*SOURCE EXCERPT*
========================================================================
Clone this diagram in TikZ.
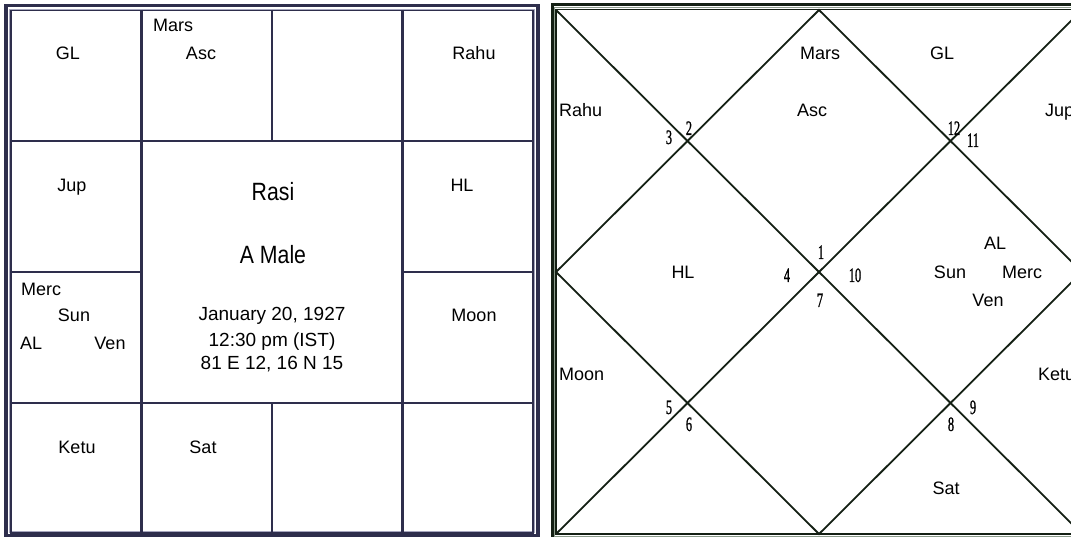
\documentclass[tikz,border=0pt]{standalone}
\usepackage{fontspec}
\setmainfont{Liberation Sans}
\newfontfamily\titlefont[FakeStretch=0.85]{Liberation Sans}
\newfontfamily\housefont[FakeStretch=0.6, FakeBold=1]{Liberation Serif}
\usepackage{xcolor}
\usepackage{tikz}
\usetikzlibrary{positioning}

\definecolor{rasiline}{HTML}{2E2E4C}
\definecolor{rasilight}{HTML}{A6A6BE}
\definecolor{bhavline}{HTML}{142014}
\definecolor{bhavlight}{HTML}{8C9C8C}

\begin{document}
\begin{tikzpicture}[x=1pt, y=-1pt,
    planet/.style={font=\fontsize{18}{20}\selectfont, inner sep=0pt, text height=13pt, text depth=0pt},
    info/.style={font=\fontsize{19}{21}\selectfont, inner sep=0pt, text height=14pt, text depth=0pt},
    titletext/.style={font=\titlefont\fontsize{25}{27}\selectfont, inner sep=0pt, text height=18pt, text depth=0pt},
    house/.style={font=\housefont\fontsize{20.5}{22}\selectfont, inner sep=0pt, text height=14pt, text depth=0pt},
    rasigrid/.style={draw=rasiline, line width=2.4pt},
    bhavgrid/.style={draw=bhavline, line width=1.8pt}]
        \useasboundingbox (0,0) rectangle (1071,537);
        \clip (0,0) rectangle (1071,537);
        \fill[white] (0,0) rectangle (1071,537);

        % Rasi chart frame
        \draw[draw=rasiline, line width=3.5pt] (6,5.5) rectangle (538,535.5);
        \draw[draw=rasilight, line width=1.5pt] (10,9.5) rectangle (534,532);

        % Rasi chart grid
        \draw[rasigrid] (11,141) -- (533,141);
        \draw[rasigrid] (11,403) -- (533,403);
        \draw[rasigrid] (11,272) -- (141.5,272);
        \draw[rasigrid] (402.5,272) -- (533,272);
        \draw[rasigrid] (141.5,10) -- (141.5,534);
        \draw[rasigrid] (402.5,10) -- (402.5,534);
        \draw[rasigrid] (272,10) -- (272,141);
        \draw[rasigrid] (272,403) -- (272,534);
        \draw[draw=rasiline, line width=1.5pt] (11,10.5) rectangle (533,533);

        % Rasi chart planets
        \node[planet] (rGL) at (68,53) {GL};
        \node[planet, anchor=west] (rMars) at (153,25) {Mars};
        \node[planet] (rAsc) at (201,53) {Asc};
        \node[planet] (rRahu) at (474,53) {Rahu};
        \node[planet] (rJup) at (72,185) {Jup};
        \node[planet] (rHL) at (462,185) {HL};
        \node[planet, anchor=west] (rMerc) at (21,289) {Merc};
        \node[planet] (rSun) at (74,315) {Sun};
        \node[planet, anchor=west] (rAL) at (20,343) {AL};
        \node[planet] (rVen) at (110,343) {Ven};
        \node[planet] (rMoon) at (474,315) {Moon};
        \node[planet] (rKetu) at (77,447) {Ketu};
        \node[planet] (rSat) at (203,447) {Sat};

        % Rasi chart centre
        \node[titletext] (chartname) at (273,192) {Rasi};
        \node[titletext] (native) at (273,255) {A Male};
        \node[info] (birthdate) at (272,314) {January 20, 1927};
        \node[info] (birthtime) at (272,339) {12:30 pm (IST)};
        \node[info] (birthplace) at (272,362) {81 E 12, 16 N 15};

        % Bhava chart frame
        \draw[draw=bhavline, line width=3pt] (552,5) rectangle (1086,540);
        \draw[draw=bhavlight, line width=1pt] (554.5,7.5) rectangle (1083.5,536.5);
        \draw[draw=bhavline, line width=1.5pt] (556,9.5) rectangle (1082,534);

        % Bhava chart lines
        \coordinate (tl) at (556,10);
        \coordinate (tr) at (1082,10);
        \coordinate (bl) at (556,534);
        \coordinate (br) at (1082,534);
        \coordinate (tm) at (819,10);
        \coordinate (rm) at (1082,272);
        \coordinate (bm) at (819,534);
        \coordinate (lm) at (556,272);
        \draw[bhavgrid] (tl) -- (br);
        \draw[bhavgrid] (tr) -- (bl);
        \draw[bhavgrid] (tm) -- (rm) -- (bm) -- (lm) -- cycle;

        % Bhava chart house numbers
        \node[house] (h1) at (821,252) {1};
        \node[house] (h2) at (689,128) {2};
        \node[house] (h3) at (669,137) {3};
        \node[house] (h4) at (787,275) {4};
        \node[house] (h5) at (669,407) {5};
        \node[house] (h6) at (689,424) {6};
        \node[house] (h7) at (820,300) {7};
        \node[house] (h8) at (951,424) {8};
        \node[house] (h9) at (973,407) {9};
        \node[house] (h10) at (855,275) {10};
        \node[house] (h11) at (973,140) {11};
        \node[house] (h12) at (954,128) {12};

        % Bhava chart planets
        \node[planet] (bMars) at (820,53) {Mars};
        \node[planet] (bGL) at (942,53) {GL};
        \node[planet, anchor=west] (bRahu) at (559,110) {Rahu};
        \node[planet] (bAsc) at (812,110) {Asc};
        \node[planet, anchor=west] (bJup) at (1045,110) {Jup};
        \node[planet] (bHL) at (683,272) {HL};
        \node[planet] (bAL) at (995,243) {AL};
        \node[planet] (bSun) at (950,272) {Sun};
        \node[planet] (bMerc) at (1022,272) {Merc};
        \node[planet] (bVen) at (988,300) {Ven};
        \node[planet, anchor=west] (bMoon) at (559,374) {Moon};
        \node[planet, anchor=west] (bKetu) at (1038,374) {Ketu};
        \node[planet] (bSat) at (946,488) {Sat};
      \end{tikzpicture}
\end{document}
========================================================================
*TASK*
Repeat the lines above, starting at the first and stopping after the line that holds "(11,10.5) rectangle (533,533);", with the pictures left out.

*ANSWER FOR THE TASK*
Clone this diagram in TikZ.
\documentclass[tikz,border=0pt]{standalone}
\usepackage{fontspec}
\setmainfont{Liberation Sans}
\newfontfamily\titlefont[FakeStretch=0.85]{Liberation Sans}
\newfontfamily\housefont[FakeStretch=0.6, FakeBold=1]{Liberation Serif}
\usepackage{xcolor}
\usepackage{tikz}
\usetikzlibrary{positioning}

\definecolor{rasiline}{HTML}{2E2E4C}
\definecolor{rasilight}{HTML}{A6A6BE}
\definecolor{bhavline}{HTML}{142014}
\definecolor{bhavlight}{HTML}{8C9C8C}

\begin{document}
\begin{tikzpicture}[x=1pt, y=-1pt,
    planet/.style={font=\fontsize{18}{20}\selectfont, inner sep=0pt, text height=13pt, text depth=0pt},
    info/.style={font=\fontsize{19}{21}\selectfont, inner sep=0pt, text height=14pt, text depth=0pt},
    titletext/.style={font=\titlefont\fontsize{25}{27}\selectfont, inner sep=0pt, text height=18pt, text depth=0pt},
    house/.style={font=\housefont\fontsize{20.5}{22}\selectfont, inner sep=0pt, text height=14pt, text depth=0pt},
    rasigrid/.style={draw=rasiline, line width=2.4pt},
    bhavgrid/.style={draw=bhavline, line width=1.8pt}]
        \useasboundingbox (0,0) rectangle (1071,537);
        \clip (0,0) rectangle (1071,537);
        \fill[white] (0,0) rectangle (1071,537);

        % Rasi chart frame
        \draw[draw=rasiline, line width=3.5pt] (6,5.5) rectangle (538,535.5);
        \draw[draw=rasilight, line width=1.5pt] (10,9.5) rectangle (534,532);

        % Rasi chart grid
        \draw[rasigrid] (11,141) -- (533,141);
        \draw[rasigrid] (11,403) -- (533,403);
        \draw[rasigrid] (11,272) -- (141.5,272);
        \draw[rasigrid] (402.5,272) -- (533,272);
        \draw[rasigrid] (141.5,10) -- (141.5,534);
        \draw[rasigrid] (402.5,10) -- (402.5,534);
        \draw[rasigrid] (272,10) -- (272,141);
        \draw[rasigrid] (272,403) -- (272,534);
        \draw[draw=rasiline, line width=1.5pt] (11,10.5) rectangle (533,533);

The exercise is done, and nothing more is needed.